After you've exhausted O'Brien (read Going After Cacciato), move on to his friend and Vietnam vet - Tobias Wolf. He's equally funny with outdoor and Vietnam stories. He wrote This Boy's Life and teaches at Stanford. I heard him speak when I took a short story class there from Michael Krasny two years ago.

Saw O'Brien speak at Stanford too. He wrote a funny novel about his divorce that might entertain you, Tomcat in Love.
stevep

Boulder climber
Salt Lake, UT
Jul 2, 2013 - 01:21pm PT
Nutjub, that's one of the great modern American books.

I'm going to out myself as the outrageous tool & dork that I am, but last night I just finished my 400th book since I began writing Enduring Patagonia in January of 2000. I know this because I've been keeping a list. Forgive me, but here's the damn list.

I wish it were longer. ;-)

Welcome to dorkland Greg. I keep the same sort of list of books I've read (as did my Dad before me). And I think my list since 2000 is longer than yours, so I'm an even bigger nerd. Though we have a fair amount of duplicates.

On the Vietnam front, the one book I've found comparable to Things They Carried is Matterhorn by Karl Marlantes.
And agree with you on Altered Carbon. If you like that, try to track down the Carlucci books by Richard Paul Russo.
Gregory Crouch

Social climber
Walnut Creek, California
Jul 2, 2013 - 01:31pm PT
Welcome to dorkland Greg. I keep the same sort of list of books I've read (as did my Dad before me). And I think my list since 2000 is longer than yours, so I'm an even bigger nerd. Though we have a fair amount of duplicates.

Writing those two cost me SO MANY books... maybe I'd compete better if I hadn't sumped so much reading time into them. :-)

In Sci-Fi, I can't recommend Iain M. Banks strongly enough. His Culture novels. Start with Consider Phlebas and move on from there. His ship names alone make the books worth reading.
stevep

Boulder climber
Salt Lake, UT
Jul 2, 2013 - 01:42pm PT
Several of Banks books were already on my Amazon wish list. Maybe I'll have to bump them a little higher.
And China's Wings is sitting on my book shelf in the To Be Read stack, so it will count for me, where it counted against you :-)
guido

Trad climber
Santa Cruz/New Zealand/South Pacific
Jul 2, 2013 - 01:44pm PT
The problem with keeping a real list is you miss the opportunity to reread a book you already read because you see it on your list.
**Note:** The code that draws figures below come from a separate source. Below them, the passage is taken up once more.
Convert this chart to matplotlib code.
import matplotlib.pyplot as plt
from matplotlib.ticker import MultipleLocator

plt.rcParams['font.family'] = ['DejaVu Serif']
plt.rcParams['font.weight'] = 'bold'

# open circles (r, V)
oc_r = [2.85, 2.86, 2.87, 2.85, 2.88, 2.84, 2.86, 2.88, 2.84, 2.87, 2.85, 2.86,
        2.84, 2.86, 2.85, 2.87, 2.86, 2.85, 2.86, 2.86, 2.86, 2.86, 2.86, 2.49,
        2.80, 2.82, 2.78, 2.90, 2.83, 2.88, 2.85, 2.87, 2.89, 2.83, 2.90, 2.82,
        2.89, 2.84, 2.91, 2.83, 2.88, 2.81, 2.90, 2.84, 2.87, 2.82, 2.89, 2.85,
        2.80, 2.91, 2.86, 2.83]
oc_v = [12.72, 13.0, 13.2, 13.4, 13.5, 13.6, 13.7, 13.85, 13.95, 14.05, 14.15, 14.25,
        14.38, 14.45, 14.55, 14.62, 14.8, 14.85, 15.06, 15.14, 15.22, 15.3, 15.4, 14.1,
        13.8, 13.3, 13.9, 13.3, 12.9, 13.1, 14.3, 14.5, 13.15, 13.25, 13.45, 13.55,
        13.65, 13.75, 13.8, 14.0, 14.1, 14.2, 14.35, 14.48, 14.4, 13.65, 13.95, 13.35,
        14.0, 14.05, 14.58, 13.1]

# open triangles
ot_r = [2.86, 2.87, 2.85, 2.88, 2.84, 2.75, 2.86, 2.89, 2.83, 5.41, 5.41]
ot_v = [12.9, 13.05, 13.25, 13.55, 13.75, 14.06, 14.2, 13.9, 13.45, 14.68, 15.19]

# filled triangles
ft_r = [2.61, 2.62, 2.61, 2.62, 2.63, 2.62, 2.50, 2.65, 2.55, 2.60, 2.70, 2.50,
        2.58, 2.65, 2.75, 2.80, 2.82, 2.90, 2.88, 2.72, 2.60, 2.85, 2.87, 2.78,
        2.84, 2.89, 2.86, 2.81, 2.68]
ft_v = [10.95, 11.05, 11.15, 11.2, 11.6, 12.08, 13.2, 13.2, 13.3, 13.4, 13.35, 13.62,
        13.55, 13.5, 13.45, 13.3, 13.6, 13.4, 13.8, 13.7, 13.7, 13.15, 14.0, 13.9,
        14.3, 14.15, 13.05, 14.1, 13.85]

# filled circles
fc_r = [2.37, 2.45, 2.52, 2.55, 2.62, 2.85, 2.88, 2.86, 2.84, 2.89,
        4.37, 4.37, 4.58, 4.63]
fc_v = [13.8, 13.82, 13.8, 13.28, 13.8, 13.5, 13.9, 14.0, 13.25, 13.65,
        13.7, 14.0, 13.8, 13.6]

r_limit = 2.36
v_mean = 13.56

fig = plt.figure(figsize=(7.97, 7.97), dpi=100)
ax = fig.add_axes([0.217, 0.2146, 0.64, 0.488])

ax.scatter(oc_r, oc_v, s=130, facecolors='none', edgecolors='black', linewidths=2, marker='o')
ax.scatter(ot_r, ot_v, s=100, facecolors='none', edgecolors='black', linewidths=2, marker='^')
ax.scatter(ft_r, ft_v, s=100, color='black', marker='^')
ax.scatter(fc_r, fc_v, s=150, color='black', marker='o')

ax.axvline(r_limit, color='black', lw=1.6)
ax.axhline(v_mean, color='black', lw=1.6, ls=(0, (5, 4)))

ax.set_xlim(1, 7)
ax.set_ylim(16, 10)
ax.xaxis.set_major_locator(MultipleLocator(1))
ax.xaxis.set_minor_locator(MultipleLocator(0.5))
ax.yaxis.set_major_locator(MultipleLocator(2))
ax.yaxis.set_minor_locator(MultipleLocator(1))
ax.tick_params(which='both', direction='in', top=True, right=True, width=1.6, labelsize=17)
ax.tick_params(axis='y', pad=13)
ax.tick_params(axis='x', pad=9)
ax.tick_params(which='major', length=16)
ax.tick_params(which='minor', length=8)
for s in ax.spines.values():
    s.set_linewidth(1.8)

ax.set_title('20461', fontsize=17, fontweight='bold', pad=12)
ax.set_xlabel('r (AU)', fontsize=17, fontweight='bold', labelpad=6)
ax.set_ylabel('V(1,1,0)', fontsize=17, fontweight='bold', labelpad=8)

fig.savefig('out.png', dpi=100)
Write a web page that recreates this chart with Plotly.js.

How many times have you begun a book and realized you had already read it? Numerous times for me and the funny part is how new it is the second time around. Amazing what we retain and what we forget.
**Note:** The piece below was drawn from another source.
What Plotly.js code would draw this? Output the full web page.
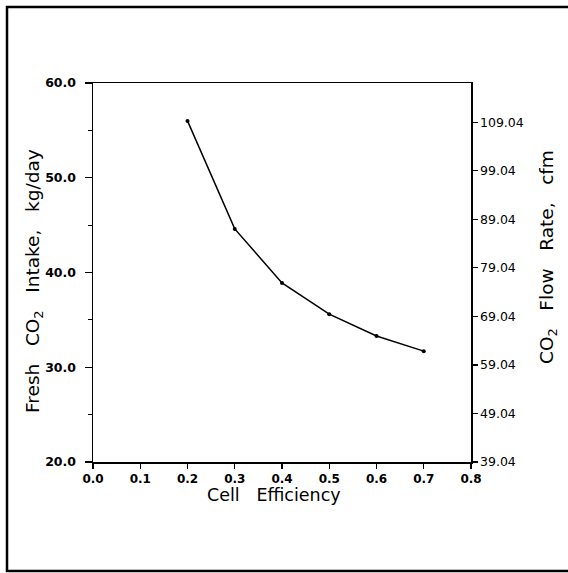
<!DOCTYPE html>
<html>
<head>
<meta charset="utf-8">
<script src="https://cdn.plot.ly/plotly-3.0.1.min.js"></script>
<style>
html,body{margin:0;padding:0;background:#fff;}
#chart{width:568px;height:573px;}
</style>
</head>
<body>
<div id="chart"></div>
<script>
// Data
const cellEfficiency = [0.2, 0.3, 0.4, 0.5, 0.6, 0.7];
const freshCO2Intake = [56.0, 44.6, 38.9, 35.6, 33.3, 31.7];   // kg/day
const leftTickVals = [20, 30, 40, 50, 60];
const rightTickVals = [39.04, 49.04, 59.04, 69.04, 79.04, 89.04, 99.04, 109.04];
const rightTickText = ["39.04", "49.04", "59.04", "69.04", "79.04", "89.04", "99.04", "109.04"];
const rightRange = [39.04, 117.12]; // cfm corresponding to 20..60 kg/day

const NB = "\u00A0";
const SP = NB + NB + NB;
const trace = {
  x: cellEfficiency,
  y: freshCO2Intake,
  type: "scatter",
  mode: "lines+markers",
  line: {color: "#000", width: 1.5},
  marker: {color: "#000", size: 4},
  showlegend: false,
  hoverinfo: "skip"
};
// empty trace so that the secondary (cfm) axis is drawn
const axisTrace = {
  x: [], y: [], yaxis: "y2", type: "scatter", mode: "lines",
  showlegend: false, hoverinfo: "skip"
};

const tickFontBold = {family: "DejaVu Sans", size: 12.5, color: "#000", weight: "bold"};
const titleFont = {family: "DejaVu Sans", size: 17.5, color: "#000"};
const yTitleFont = {family: "DejaVu Sans", size: 18.5, color: "#000"};
const layout = {
  width: 568, height: 573,
  margin: {l: 93, r: 97, t: 83, b: 111, pad: 0},
  paper_bgcolor: "#fff", plot_bgcolor: "#fff",
  showlegend: false,
  xaxis: {
    range: [0, 0.8], dtick: 0.1, tick0: 0, tickformat: ".1f",
    showgrid: false, zeroline: false,
    showline: true, linecolor: "#000", linewidth: 1.5, mirror: true,
    ticks: "outside", ticklen: 5, tickwidth: 1.2, tickcolor: "#000",
    tickfont: {family: "DejaVu Sans", size: 12, color: "#000", weight: "bold"}
  },
  yaxis: {
    range: [20, 60], tickvals: leftTickVals, tickformat: ".1f",
    showgrid: false, zeroline: false,
    showline: true, linecolor: "#000", linewidth: 1.5,
    ticks: "outside", ticklen: 7, tickwidth: 1.2, tickcolor: "#000",
    ticklabelstandoff: 6,
    minor: {dtick: 5, tick0: 0, ticks: "outside", ticklen: 4, tickwidth: 1, tickcolor: "#000", showgrid: false},
    tickfont: tickFontBold
  },
  yaxis2: {
    overlaying: "y", side: "right", range: rightRange,
    tickvals: rightTickVals, ticktext: rightTickText,
    showgrid: false, zeroline: false,
    showline: true, linecolor: "#000", linewidth: 1.5,
    ticks: "outside", ticklen: 5, tickwidth: 1.2, tickcolor: "#000",
    tickfont: {family: "DejaVu Sans", size: 12.5, color: "#000"}
  },
  annotations: [
    {text: "Cell" + SP + "Efficiency", xref: "paper", yref: "paper",
     x: (274 - 93) / 378, y: (462 - 495) / 379, xanchor: "center", yanchor: "middle",
     showarrow: false, font: titleFont},
    {text: "Fresh" + SP + "CO<sub>2</sub>" + SP + "Intake," + SP + "kg/day", xref: "paper", yref: "paper",
     x: (34 - 93) / 378, y: (462 - 281) / 379, xanchor: "center", yanchor: "middle",
     textangle: -90, showarrow: false, font: yTitleFont},
    {text: "CO<sub>2</sub>" + SP + "Flow" + SP + "Rate," + SP + "cfm", xref: "paper", yref: "paper",
     x: (548 - 93) / 378, y: (462 - 257) / 379, xanchor: "center", yanchor: "middle",
     textangle: -90, showarrow: false, font: yTitleFont}
  ],
  shapes: [{
    type: "rect", xref: "paper", yref: "paper",
    x0: -0.2275, x1: 1.45, y0: -0.2876, y1: 1.2005,
    line: {color: "#000", width: 2.5}, fillcolor: "rgba(0,0,0,0)", layer: "below"
  }]
};

Plotly.newPlot("chart", [trace, axisTrace], layout, {staticPlot: true, displayModeBar: false});
</script>
</body>
</html>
Then again, what is really weird is to buy back one of your own books at an used bookstore!
Gregory Crouch

Social climber
Walnut Creek, California
Jul 2, 2013 - 02:15pm PT
True story: A friend of mine recently bought a used copy of Enduring Patagonia from Amazon, and tucked inside the book was a very risque note from girlfriend to boyfriend describing in exquisite and superb detail what she was going to do to him when he got back from the long expedition on which he was about to embark. Apparently the book was a gift to help him while away stormy days.

No names were included, but it suddenly occurs to me that the author or recipient of that note could be among us here on Supertopo...

If you're the author and you've ditched the guy, PM me... :-)

Addendum: if she were a better friend, she'd have bought the eBook.

Hope you enjoy China's Wings, Stevep. God knows I need readers.